Work to complete
Write out, word for word, the first line of the data below and every line after it through the one containing "fill=brOrange, draw=brOrange!70!black, text=black!80!brOrange]".

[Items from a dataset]
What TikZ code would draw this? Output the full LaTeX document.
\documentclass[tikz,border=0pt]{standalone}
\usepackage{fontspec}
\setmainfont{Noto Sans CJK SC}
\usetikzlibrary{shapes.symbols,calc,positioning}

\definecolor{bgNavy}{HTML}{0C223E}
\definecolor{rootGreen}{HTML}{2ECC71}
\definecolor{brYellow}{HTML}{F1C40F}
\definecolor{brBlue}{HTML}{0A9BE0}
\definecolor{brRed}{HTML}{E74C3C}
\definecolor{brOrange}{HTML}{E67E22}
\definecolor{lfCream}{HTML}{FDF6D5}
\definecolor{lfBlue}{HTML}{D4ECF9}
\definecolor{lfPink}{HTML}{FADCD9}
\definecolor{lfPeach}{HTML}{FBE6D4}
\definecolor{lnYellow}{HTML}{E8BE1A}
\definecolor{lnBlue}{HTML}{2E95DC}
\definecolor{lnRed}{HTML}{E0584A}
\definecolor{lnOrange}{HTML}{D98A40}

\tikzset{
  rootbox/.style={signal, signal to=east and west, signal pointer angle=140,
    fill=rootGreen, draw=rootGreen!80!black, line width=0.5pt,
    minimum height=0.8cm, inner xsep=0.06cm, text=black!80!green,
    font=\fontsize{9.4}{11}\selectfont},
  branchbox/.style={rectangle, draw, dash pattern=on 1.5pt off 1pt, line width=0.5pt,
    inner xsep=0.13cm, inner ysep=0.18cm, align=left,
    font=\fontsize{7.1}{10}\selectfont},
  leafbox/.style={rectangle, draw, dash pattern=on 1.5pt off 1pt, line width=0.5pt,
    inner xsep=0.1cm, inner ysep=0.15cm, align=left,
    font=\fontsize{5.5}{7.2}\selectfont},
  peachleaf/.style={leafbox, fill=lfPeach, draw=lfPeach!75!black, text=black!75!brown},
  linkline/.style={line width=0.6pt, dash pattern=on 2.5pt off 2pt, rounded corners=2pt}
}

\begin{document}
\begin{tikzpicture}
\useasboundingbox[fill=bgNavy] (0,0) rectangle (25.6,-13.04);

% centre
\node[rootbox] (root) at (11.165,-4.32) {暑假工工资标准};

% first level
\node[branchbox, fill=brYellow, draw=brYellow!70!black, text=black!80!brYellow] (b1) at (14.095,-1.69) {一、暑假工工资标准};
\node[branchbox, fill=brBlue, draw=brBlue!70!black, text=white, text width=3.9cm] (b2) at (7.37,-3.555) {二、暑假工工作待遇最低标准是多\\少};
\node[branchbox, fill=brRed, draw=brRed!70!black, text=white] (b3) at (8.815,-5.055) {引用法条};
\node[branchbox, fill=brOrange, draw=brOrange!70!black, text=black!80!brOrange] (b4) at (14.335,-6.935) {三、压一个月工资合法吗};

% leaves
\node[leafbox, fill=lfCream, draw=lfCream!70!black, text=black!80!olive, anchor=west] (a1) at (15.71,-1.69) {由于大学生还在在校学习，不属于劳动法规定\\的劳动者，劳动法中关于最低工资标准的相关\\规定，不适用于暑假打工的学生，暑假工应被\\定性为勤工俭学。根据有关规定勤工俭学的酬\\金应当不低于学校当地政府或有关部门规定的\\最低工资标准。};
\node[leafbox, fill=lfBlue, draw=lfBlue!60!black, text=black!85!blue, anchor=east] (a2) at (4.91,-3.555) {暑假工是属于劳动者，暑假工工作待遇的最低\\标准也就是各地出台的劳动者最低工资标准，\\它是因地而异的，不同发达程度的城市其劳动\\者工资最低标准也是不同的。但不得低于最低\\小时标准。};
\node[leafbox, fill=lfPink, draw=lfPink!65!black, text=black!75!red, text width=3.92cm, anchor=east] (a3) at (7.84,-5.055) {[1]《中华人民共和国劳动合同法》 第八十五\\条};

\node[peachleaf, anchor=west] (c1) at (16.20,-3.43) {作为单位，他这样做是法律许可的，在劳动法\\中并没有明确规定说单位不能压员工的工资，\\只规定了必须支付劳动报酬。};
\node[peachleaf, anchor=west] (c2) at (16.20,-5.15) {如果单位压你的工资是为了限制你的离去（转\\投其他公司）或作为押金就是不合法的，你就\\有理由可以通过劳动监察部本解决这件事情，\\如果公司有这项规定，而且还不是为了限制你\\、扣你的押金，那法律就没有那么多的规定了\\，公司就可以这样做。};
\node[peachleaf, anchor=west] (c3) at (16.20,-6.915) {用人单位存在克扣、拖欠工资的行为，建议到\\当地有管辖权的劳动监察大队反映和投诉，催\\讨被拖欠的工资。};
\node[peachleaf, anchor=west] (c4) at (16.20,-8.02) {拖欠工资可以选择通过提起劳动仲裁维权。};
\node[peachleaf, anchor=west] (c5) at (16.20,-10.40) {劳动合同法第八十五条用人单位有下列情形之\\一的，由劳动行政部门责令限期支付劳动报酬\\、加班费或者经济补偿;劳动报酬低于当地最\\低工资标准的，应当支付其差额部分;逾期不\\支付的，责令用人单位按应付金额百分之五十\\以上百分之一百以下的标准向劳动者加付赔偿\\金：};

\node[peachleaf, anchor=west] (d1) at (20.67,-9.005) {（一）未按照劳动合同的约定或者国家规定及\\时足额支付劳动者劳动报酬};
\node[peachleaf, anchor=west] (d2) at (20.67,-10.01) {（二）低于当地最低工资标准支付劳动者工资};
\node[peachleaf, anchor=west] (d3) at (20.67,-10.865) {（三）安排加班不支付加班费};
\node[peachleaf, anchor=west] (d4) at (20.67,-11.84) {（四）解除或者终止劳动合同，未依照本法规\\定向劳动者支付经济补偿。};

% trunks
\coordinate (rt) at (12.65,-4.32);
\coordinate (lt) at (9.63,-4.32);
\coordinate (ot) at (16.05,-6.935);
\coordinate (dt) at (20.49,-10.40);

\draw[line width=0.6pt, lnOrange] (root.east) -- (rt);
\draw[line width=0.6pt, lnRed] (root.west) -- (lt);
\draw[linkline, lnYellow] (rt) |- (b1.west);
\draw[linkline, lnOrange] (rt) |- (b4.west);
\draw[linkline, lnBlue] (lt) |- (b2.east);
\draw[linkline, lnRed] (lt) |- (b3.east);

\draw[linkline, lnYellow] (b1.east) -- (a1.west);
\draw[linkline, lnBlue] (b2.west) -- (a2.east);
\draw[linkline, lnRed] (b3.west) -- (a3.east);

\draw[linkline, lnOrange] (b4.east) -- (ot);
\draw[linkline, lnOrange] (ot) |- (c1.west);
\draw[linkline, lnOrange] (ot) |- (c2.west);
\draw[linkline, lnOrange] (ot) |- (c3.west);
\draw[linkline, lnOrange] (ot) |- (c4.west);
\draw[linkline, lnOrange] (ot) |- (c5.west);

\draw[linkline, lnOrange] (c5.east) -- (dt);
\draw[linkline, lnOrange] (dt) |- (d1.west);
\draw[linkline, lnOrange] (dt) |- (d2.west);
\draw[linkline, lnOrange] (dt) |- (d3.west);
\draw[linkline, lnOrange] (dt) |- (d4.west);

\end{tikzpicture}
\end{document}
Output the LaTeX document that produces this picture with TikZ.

Solution
What TikZ code would draw this? Output the full LaTeX document.
\documentclass[tikz,border=0pt]{standalone}
\usepackage{fontspec}
\setmainfont{Noto Sans CJK SC}
\usetikzlibrary{shapes.symbols,calc,positioning}

\definecolor{bgNavy}{HTML}{0C223E}
\definecolor{rootGreen}{HTML}{2ECC71}
\definecolor{brYellow}{HTML}{F1C40F}
\definecolor{brBlue}{HTML}{0A9BE0}
\definecolor{brRed}{HTML}{E74C3C}
\definecolor{brOrange}{HTML}{E67E22}
\definecolor{lfCream}{HTML}{FDF6D5}
\definecolor{lfBlue}{HTML}{D4ECF9}
\definecolor{lfPink}{HTML}{FADCD9}
\definecolor{lfPeach}{HTML}{FBE6D4}
\definecolor{lnYellow}{HTML}{E8BE1A}
\definecolor{lnBlue}{HTML}{2E95DC}
\definecolor{lnRed}{HTML}{E0584A}
\definecolor{lnOrange}{HTML}{D98A40}

\tikzset{
  rootbox/.style={signal, signal to=east and west, signal pointer angle=140,
    fill=rootGreen, draw=rootGreen!80!black, line width=0.5pt,
    minimum height=0.8cm, inner xsep=0.06cm, text=black!80!green,
    font=\fontsize{9.4}{11}\selectfont},
  branchbox/.style={rectangle, draw, dash pattern=on 1.5pt off 1pt, line width=0.5pt,
    inner xsep=0.13cm, inner ysep=0.18cm, align=left,
    font=\fontsize{7.1}{10}\selectfont},
  leafbox/.style={rectangle, draw, dash pattern=on 1.5pt off 1pt, line width=0.5pt,
    inner xsep=0.1cm, inner ysep=0.15cm, align=left,
    font=\fontsize{5.5}{7.2}\selectfont},
  peachleaf/.style={leafbox, fill=lfPeach, draw=lfPeach!75!black, text=black!75!brown},
  linkline/.style={line width=0.6pt, dash pattern=on 2.5pt off 2pt, rounded corners=2pt}
}

\begin{document}
\begin{tikzpicture}
\useasboundingbox[fill=bgNavy] (0,0) rectangle (25.6,-13.04);

% centre
\node[rootbox] (root) at (11.165,-4.32) {暑假工工资标准};

% first level
\node[branchbox, fill=brYellow, draw=brYellow!70!black, text=black!80!brYellow] (b1) at (14.095,-1.69) {一、暑假工工资标准};
\node[branchbox, fill=brBlue, draw=brBlue!70!black, text=white, text width=3.9cm] (b2) at (7.37,-3.555) {二、暑假工工作待遇最低标准是多\\少};
\node[branchbox, fill=brRed, draw=brRed!70!black, text=white] (b3) at (8.815,-5.055) {引用法条};
\node[branchbox, fill=brOrange, draw=brOrange!70!black, text=black!80!brOrange] (b4) at (14.335,-6.935) {三、压一个月工资合法吗};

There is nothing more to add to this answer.